Abstraction from our AI neural network system. © Steve DiPaola.

AI-generated Anonymization in VR Journalism

Taylor Owen (Graduate School of Journalism, University of British Columbia), Kate Hennessy and Steve DiPaola (School of Interactive Arts and Technology, Simon Fraser University)

This project explores the use of computational abstraction in video-based virtual reality journalism for the purpose of anonymizing subjects. Using an AI video filter tool developed by project collaborator Steve DiPaola, we will test whether emotional resonance, or empathy, can be maintained when a character is algorithmically distorted to the point at which their identity is hidden. Our goal is to address a central challenge in VR journalism – that standard tools of anonymization such as blurring or blacking out faces and silhouettes breaks the emotional connection that is the central premise of the form. Using animated abstraction could allow for a viewer to remain emotionally connected to a character or subject, while still granting the confidentiality needed for investigative journalism.
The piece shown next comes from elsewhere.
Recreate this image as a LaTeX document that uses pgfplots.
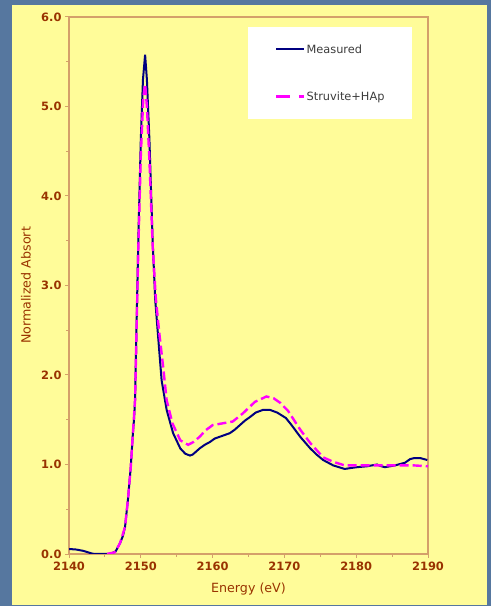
\documentclass[border=0pt]{standalone}
\usepackage{fontspec}
\setmainfont{DejaVu Sans}
\usepackage{pgfplots}
\pgfplotsset{compat=1.18}
\definecolor{bgblue}{HTML}{56779F}
\definecolor{panel}{HTML}{FFFC99}
\definecolor{framec}{HTML}{D4A06A}
\definecolor{tickred}{HTML}{993300}
\definecolor{navyc}{HTML}{000080}
\definecolor{magc}{HTML}{FF00FF}
\definecolor{legtext}{HTML}{3C3C3C}
\begin{document}
\begin{tikzpicture}
\useasboundingbox (0,0) rectangle (491bp,606bp);
\fill[bgblue] (0,0) rectangle (491bp,606bp);
\fill[panel] (12bp,1bp) rectangle (487bp,601bp);
\begin{axis}[
  at={(69bp,52bp)}, anchor=south west, scale only axis,
  width=359bp, height=537bp,
  xmin=2140, xmax=2190, ymin=0, ymax=6,
  xtick={2140,2150,...,2190}, ytick={0,1,...,6},
  minor x tick num=1, minor y tick num=1,
  tick pos=left, tick align=outside,
  major tick length=4bp, minor tick length=3bp,
  axis line style={framec, line width=1.3bp},
  every tick/.style={framec, line width=1bp},
  /pgf/number format/assume math mode=true,
  yticklabel style={/pgf/number format/.cd, fixed, fixed zerofill, precision=1},
  xticklabel style={/pgf/number format/.cd, set thousands separator={}},
  tick label style={font=\bfseries\fontsize{11.5}{13}\selectfont, text=tickred},
  label style={font=\fontsize{12.7}{14}\selectfont, text=tickred},
  xlabel={Energy (eV)},
  ylabel={Normalized Absort},
  xlabel style={at={(axis description cs:0.5,-0.0652)}, anchor=center},
  ylabel style={at={(axis description cs:-0.1198,0.5)}, anchor=center},
  legend style={at={(0.4986,0.981)}, anchor=north west, fill=white, draw=none,
    inner xsep=27bp, inner ysep=16bp, row sep=35bp,
    font=\fontsize{11.4}{13}\selectfont, text=legtext,
    nodes={inner sep=1bp}},
  legend cell align=left,
  legend image code/.code={\draw[#1] (0bp,0bp) -- (28bp,0bp);},
]
\addplot[navyc, line width=2bp] coordinates {
(2140,0.056) (2141,0.05) (2142,0.035) (2143,0.01) (2143.5,0.0) (2145,0.0)
(2145.5,0.0) (2146,0.01) (2146.5,0.03) (2147.1,0.12) (2147.5,0.2) (2147.8,0.3)
(2148.2,0.6) (2148.6,0.97) (2148.9,1.35) (2149.05,1.5) (2149.2,1.72)
(2149.65,3.5) (2150.0,4.63) (2150.3,5.3) (2150.6,5.58) (2150.85,5.3)
(2151.2,4.63) (2151.65,3.5) (2152.0,2.85) (2152.45,2.39) (2152.9,1.94)
(2153.6,1.61) (2154.5,1.35) (2155.5,1.18) (2156.2,1.12) (2156.85,1.10)
(2157.2,1.11) (2157.5,1.13) (2158.2,1.18) (2158.9,1.22) (2159.6,1.25) (2160.3,1.29) (2161.0,1.31)
(2161.7,1.33) (2162.4,1.35) (2163.1,1.39) (2163.8,1.44) (2164.5,1.49) (2165.2,1.53) (2166,1.58)
(2167.0,1.61) (2168,1.61) (2169.0,1.58) (2169.6,1.55) (2170.2,1.52) (2171,1.44)
(2172.2,1.31) (2173.6,1.18) (2174.5,1.11) (2175.4,1.05) (2176.1,1.02) (2176.8,0.99)
(2177.6,0.97) (2178.4,0.95) (2179.2,0.96) (2180.1,0.97) (2181.5,0.98) (2182.2,0.99)
(2182.9,1.0) (2183.5,0.98) (2184.0,0.97) (2184.7,0.98) (2185.4,0.99) (2186.8,1.02)
(2187.5,1.06) (2188,1.07) (2189,1.07) (2189.9,1.05)
};
\addlegendentry{Measured}
\addplot[magc, line width=2.4bp, dash pattern=on 9bp off 4bp,
  legend image post style={dash pattern=on 14bp off 9bp}] coordinates {
(2145.3,0) (2146.4,0.02) (2147.1,0.12) (2147.8,0.3) (2148.2,0.6) (2148.6,0.97)
(2148.9,1.35) (2149.2,1.72) (2149.65,3.4) (2150.0,4.45) (2150.35,5.1)
(2150.6,5.25) (2150.85,5.0) (2151.2,4.4) (2151.65,3.45) (2152.1,2.85)
(2152.6,2.45) (2153.1,2.1) (2153.6,1.72) (2154.4,1.46) (2155.5,1.27)
(2156.6,1.22) (2157.3,1.25) (2158.2,1.31) (2159,1.38) (2160,1.44)
(2161.4,1.46) (2162.8,1.48) (2164.2,1.57) (2165.9,1.70) (2167.5,1.76)
(2168.5,1.74) (2169.4,1.69) (2170.5,1.60) (2172.2,1.39) (2173.6,1.24)
(2175.4,1.08) (2176.8,1.03) (2178.4,0.99) (2180.5,0.99) (2184,0.99)
(2186,0.99) (2188,0.99) (2190,0.98)
};
\addlegendentry{Struvite+HAp}
\end{axis}
\end{tikzpicture}
\end{document}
This project has three components. First, we are adapting an AI filter for use in 360 3D video environments.

Second, we are running a series of experiments to determine whether the empathetic connection created in immersive video translates to abstracted animations.  This involves three tests: (1) a study to determine which magnitude and types of abstraction best convey an emotional connection of an interview; (2) determine at what point of abstraction emotional connection is lost; and (3) develop a low barrier interactive tool to allow interview subjects to fine tune their own level of abstraction. Third, we will produce a short piece of journalism portraying various characters with different levels of anonymization.